In the data below, find every line that has the string "document", and copy it.

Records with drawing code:
┌──

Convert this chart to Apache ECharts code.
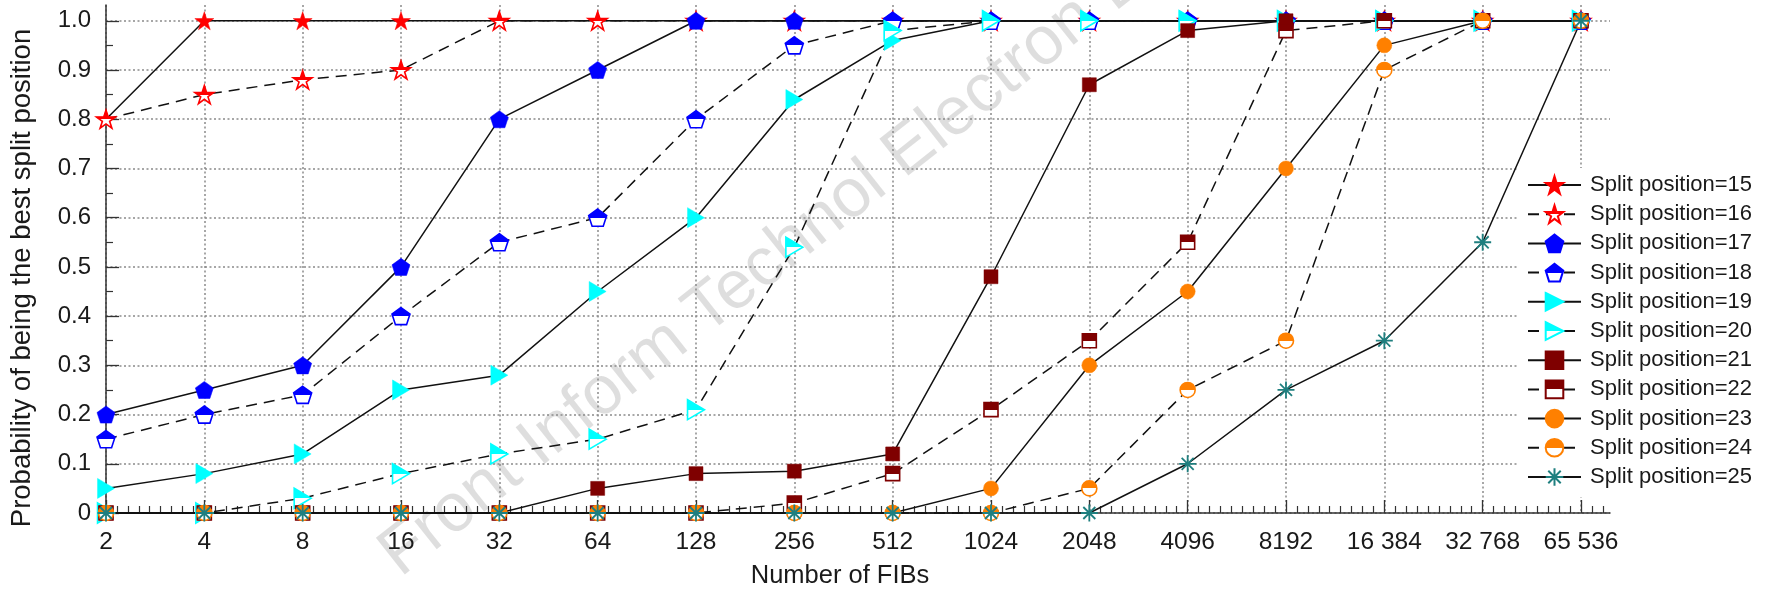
<!DOCTYPE html>
<html>
<head>
<meta charset="utf-8">
<script src="https://cdn.jsdelivr.net/npm/echarts@6/dist/echarts.min.js"></script>
<style>
html,body{margin:0;padding:0;background:#fff;}
#chart{width:1773px;height:594px;}
</style>
</head>
<body>
<div id="chart"></div>
<script>
// ---------- data ----------
const fibCounts = [2, 4, 8, 16, 32, 64, 128, 256, 512, 1024, 2048, 4096, 8192, 16384, 32768, 65536];
const xTickLabels = ['2', '4', '8', '16', '32', '64', '128', '256', '512', '1024', '2048', '4096', '8192', '16 384', '32 768', '65 536'];
const yTicks = [0, 0.1, 0.2, 0.3, 0.4, 0.5, 0.6, 0.7, 0.8, 0.9, 1.0];
const yTickLabels = ['0', '0.1', '0.2', '0.3', '0.4', '0.5', '0.6', '0.7', '0.8', '0.9', '1.0'];
const seriesNames = ['Split position=15', 'Split position=16', 'Split position=17', 'Split position=18',
  'Split position=19', 'Split position=20', 'Split position=21', 'Split position=22',
  'Split position=23', 'Split position=24', 'Split position=25'];
const split15 = [0.8, 1, 1, 1, 1, 1, 1, 1, 1, 1, 1, 1, 1, 1, 1, 1];
const split16 = [0.8, 0.85, 0.88, 0.9, 1, 1, 1, 1, 1, 1, 1, 1, 1, 1, 1, 1];
const split17 = [0.2, 0.25, 0.3, 0.5, 0.8, 0.9, 1, 1, 1, 1, 1, 1, 1, 1, 1, 1];
const split18 = [0.15, 0.2, 0.24, 0.4, 0.55, 0.6, 0.8, 0.95, 1, 1, 1, 1, 1, 1, 1, 1];
const split19 = [0.05, 0.08, 0.12, 0.25, 0.28, 0.45, 0.6, 0.84, 0.96, 1, 1, 1, 1, 1, 1, 1];
const split20 = [0, 0, 0.03, 0.08, 0.12, 0.15, 0.21, 0.54, 0.98, 1, 1, 1, 1, 1, 1, 1];
const split21 = [0, 0, 0, 0, 0, 0.05, 0.08, 0.085, 0.12, 0.48, 0.87, 0.98, 1, 1, 1, 1];
const split22 = [0, 0, 0, 0, 0, 0, 0, 0.02, 0.08, 0.21, 0.35, 0.55, 0.98, 1, 1, 1];
const split23 = [0, 0, 0, 0, 0, 0, 0, 0, 0, 0.05, 0.3, 0.45, 0.7, 0.95, 1, 1];
const split24 = [0, 0, 0, 0, 0, 0, 0, 0, 0, 0, 0.05, 0.25, 0.35, 0.9, 1, 1];
const split25 = [0, 0, 0, 0, 0, 0, 0, 0, 0, 0, 0, 0.1, 0.25, 0.35, 0.55, 1];
const seriesValues = [split15, split16, split17, split18, split19, split20, split21, split22, split23, split24, split25];

// ---------- styles ----------
const STAR = 'path://M0,-10L2.245,-3.09L9.511,-3.09L3.633,1.18L5.878,8.09L0,3.82L-5.878,8.09L-3.633,1.18L-9.511,-3.09L-2.245,-3.09Z';
const PENT = 'path://M0,-10L9.511,-3.09L5.878,8.09L-5.878,8.09L-9.511,-3.09Z';
const TRI = 'path://M0,0L11,6.5L0,13Z';
const SQ = 'rect';
const CIRC = 'circle';
const AST = 'path://M0,-10L0,10M-10,0L10,0M-7.07,-7.07L7.07,7.07M-7.07,7.07L7.07,-7.07';

function half(c) {
  return {type: 'linear', x: 0, y: 0, x2: 0, y2: 1, colorStops: [
    {offset: 0, color: c}, {offset: 0.5, color: c}, {offset: 0.5, color: '#fff'}, {offset: 1, color: '#fff'}]};
}
const styleDefs = [
  {symbol: STAR, size: 19, color: '#ff0000', halfFill: false, dashed: false},
  {symbol: STAR, size: 19, color: '#ff0000', halfFill: true, dashed: true},
  {symbol: PENT, size: 18, color: '#0000ff', halfFill: false, dashed: false},
  {symbol: PENT, size: 18, color: '#0000ff', halfFill: true, dashed: true},
  {symbol: TRI, size: 20, color: '#00ffff', halfFill: false, dashed: false},
  {symbol: TRI, size: 20, color: '#00ffff', halfFill: true, dashed: true},
  {symbol: SQ, size: 14, color: '#7f0000', halfFill: false, dashed: false},
  {symbol: SQ, size: 14, color: '#7f0000', halfFill: true, dashed: true},
  {symbol: CIRC, size: 15, color: '#ff8000', halfFill: false, dashed: false},
  {symbol: CIRC, size: 15, color: '#ff8000', halfFill: true, dashed: true},
  {symbol: AST, size: 17, color: '#1f7f7f', halfFill: false, dashed: false, stroke: true}
];

const series = seriesNames.map((name, i) => {
  const s = styleDefs[i];
  let itemStyle;
  if (s.stroke) {
    itemStyle = {color: 'rgba(0,0,0,0)', borderColor: s.color, borderWidth: 1.8};
  } else if (s.halfFill) {
    itemStyle = {color: half(s.color), borderColor: s.color, borderWidth: 1.6};
  } else {
    itemStyle = {color: s.color, borderColor: s.color, borderWidth: 0.5};
  }
  return {
    name: name,
    type: 'line',
    data: fibCounts.map((n, k) => [Math.log2(n), seriesValues[i][k]]),
    symbol: s.symbol,
    symbolSize: s.size,
    symbolKeepAspect: true,
    showAllSymbol: true,
    clip: false,
    lineStyle: {color: '#111', width: 1.5, type: s.dashed ? [11, 7] : 'solid'},
    itemStyle: itemStyle,
    emphasis: {disabled: true},
    animation: false
  };
});

const xTickVals = fibCounts.map(n => Math.log2(n));
const FONT = 'Liberation Sans, Arial, sans-serif';

const chart = echarts.init(document.getElementById('chart'));
chart.setOption({
  backgroundColor: '#ffffff',
  animation: false,
  grid: {left: 105, right: 163, top: 5, bottom: 78, containLabel: false},
  xAxis: {
    type: 'value',
    min: 1,
    max: 16.295,
    interval: 1,
    name: 'Number of FIBs',
    nameLocation: 'middle',
    nameGap: 50,
    nameTextStyle: {fontFamily: FONT, fontSize: 25.5, color: '#1a1a1a', padding: [0, 36, 0, 0]},
    axisLine: {show: true, onZero: false, lineStyle: {color: '#333', width: 1.5}},
    axisTick: {show: true, inside: true, length: 13, lineStyle: {color: '#333', width: 1.3}, customValues: xTickVals},
    minorTick: {show: true, splitNumber: 9, length: 7, lineStyle: {color: '#333', width: 1.2}},
    axisLabel: {
      customValues: xTickVals,
      fontFamily: FONT, fontSize: 24.5, color: '#1a1a1a', margin: 17,
      formatter: v => { const k = xTickVals.findIndex(t => Math.abs(t - v) < 1e-6); return k >= 0 ? xTickLabels[k] : ''; }
    },
    splitLine: {show: true, lineStyle: {color: '#8a8a8a', width: 1.5, type: [2, 2.5]}}
  },
  yAxis: {
    type: 'value',
    min: 0,
    max: 1.032,
    interval: 0.1,
    name: 'Probability of being the best split position',
    nameLocation: 'middle',
    nameGap: 70,
    nameRotate: 90,
    nameTextStyle: {fontFamily: FONT, fontSize: 27.5, color: '#1a1a1a', padding: [0, 38, 0, 0]},
    axisLine: {show: true, lineStyle: {color: '#333', width: 1.5}},
    axisTick: {show: true, inside: true, length: 13, lineStyle: {color: '#333', width: 1.3}, customValues: yTicks},
    minorTick: {show: true, splitNumber: 2, length: 7, lineStyle: {color: '#333', width: 1.2}},
    axisLabel: {
      customValues: yTicks,
      fontFamily: FONT, fontSize: 24, color: '#1a1a1a', margin: 15,
      formatter: v => { const k = yTicks.findIndex(t => Math.abs(t - v) < 1e-6); return k >= 0 ? yTickLabels[k] : ''; }
    },
    splitLine: {show: true, lineStyle: {color: '#8a8a8a', width: 1.5, type: [2, 2.5]}}
  },
  legend: {
    orient: 'vertical',
    left: 1518,
    top: 168,
    padding: [6, 6, 9, 9],
    backgroundColor: '#ffffff',
    itemWidth: 53,
    itemHeight: 22,
    itemGap: 7.2,
    textStyle: {fontFamily: FONT, fontSize: 22, color: '#1a1a1a', lineHeight: 22, padding: [0, 0, 0, 4]},
    data: seriesNames,
    selectedMode: false
  },
  graphic: [{
    type: 'text',
    x: 410, y: 590,
    rotation: 0.67,
    z: -1,
    silent: true,
    style: {text: 'Front Inform Technol Electron Eng', fontFamily: FONT, fontSize: 68, fill: 'rgba(0,0,0,0.13)', textAlign: 'left', textVerticalAlign: 'bottom'}
  }],
  series: series
});
</script>
</body>
</html>
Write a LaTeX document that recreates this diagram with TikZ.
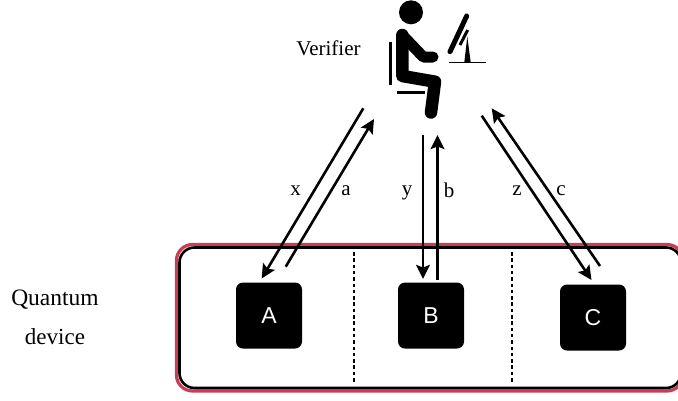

└──

* [FINAL RESULT]:
const chart = echarts.init(document.getElementById('chart'));
Write a LaTeX document that recreates this diagram with TikZ.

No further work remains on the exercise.